How anyone that’s been paying attention to the evolution of mobile can say that mobile AJAX being something like web AJAX is a benefit is beyond me. Like the way that WML being kinda like HTML made that a raging success? No, I don’t think so. Saying that mobile AJAX is a good idea is putting the cart before the horse. AJAX on the web is a hack, every developer knows it’s a hack. What makes it an elegant and compelling hack is that AJAX based websites work with the browser the user already has installed on their desktop while increasing the usability of the web application. That’s the real “AJAX model” that the mobile world should be following: turning the handset and software the user already has into a more pleasant to use and useful device through clever programming. HTTP, Javascript, XML, DHTML, and CSS may or may not be a part of that. But if you need to get the user to install another application in order to use “Mobile AJAX” you’ve already lost. Installing an application ranks just about even with random crashes as far as user experience goes.

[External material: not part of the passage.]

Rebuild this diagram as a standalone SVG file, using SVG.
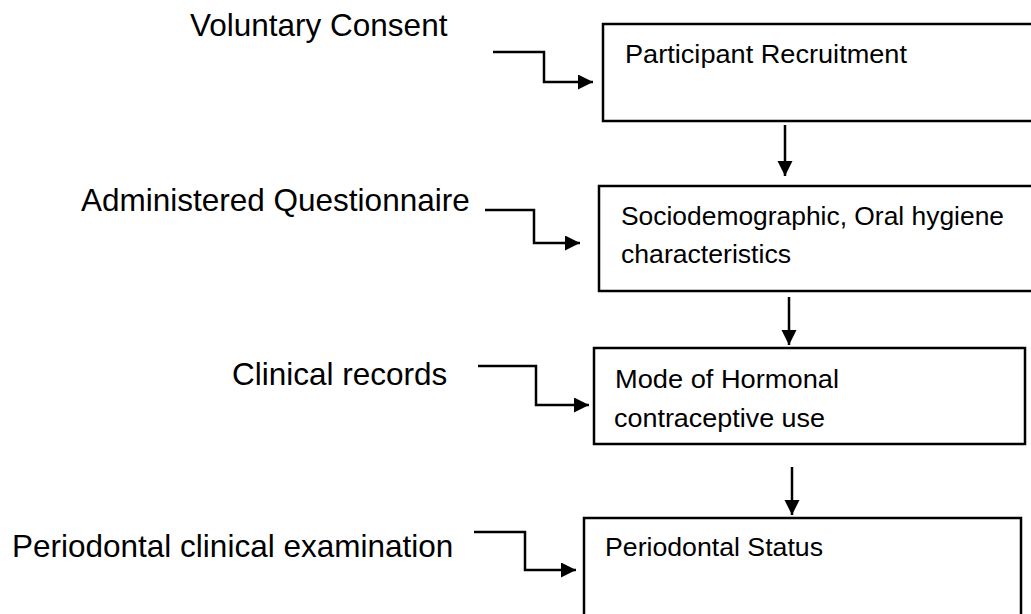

Mobile widgets in general seem to be suffering from the same kind of hype bubble that mobile AJAX has been overtaken with. I’ve lost track of how many mobile widget applications I’ve played with. Some were interesting, most of them were not. The tricky thing about widgets is that some of the ideas are so new within the field as a whole that it’s hard to tell the enabling platforms from the limiting landgrabs. Is the platform allowing you to expose your content to mobile users? Or attempting to lock you into their method of communication and presentation? Some don’t even allow users to create their own widgets, they’re just presentation wrappers for a bunch of small simple functions. Is that even a widget system? I tend to use Widsets as my positive example when it comes to mobile widgets. Why? Cause the basics are built on existing syndication formats used on the web already, creating a new widget based on existing content is a simple operation that a user without programming background can do, and sharing and promoting your widget is given as much attention as creating it. There’s a whole set of questions around widgets that are still hard to define let alone answer. Om and Niall are running a widget focused conference in San Francisco on Nov 6th. Unfortunately the same day as the Mobile 2.0 conference. I’m sure it’s going to be a fantastic discussion and I wish I could be there for it.

Every once in a while someone will say something like “but it’s a consistent platform to build on top of across different handset types.” I can only imagine that they’re joking. Even if it weren’t for the long list of failed unifying platform attempts within mobile, the concept of a platform has changed significantly since the 90s when it comes to Web 2.0. However I haven’t really see the platforms in mobile evolving along the same lines. When we talk about “software above the level of a single device” mobile should be right there at the top of the list. Instead the base software in mobile operates above the level of a single device if you’re a carrier, but is as locked down as ever (or worse than ever in some cases) if you’re anyone else. That just isn’t going to work. The future generations of mobile platforms have to be open source and based on open standards otherwise I think the environment as a whole ends up suffering.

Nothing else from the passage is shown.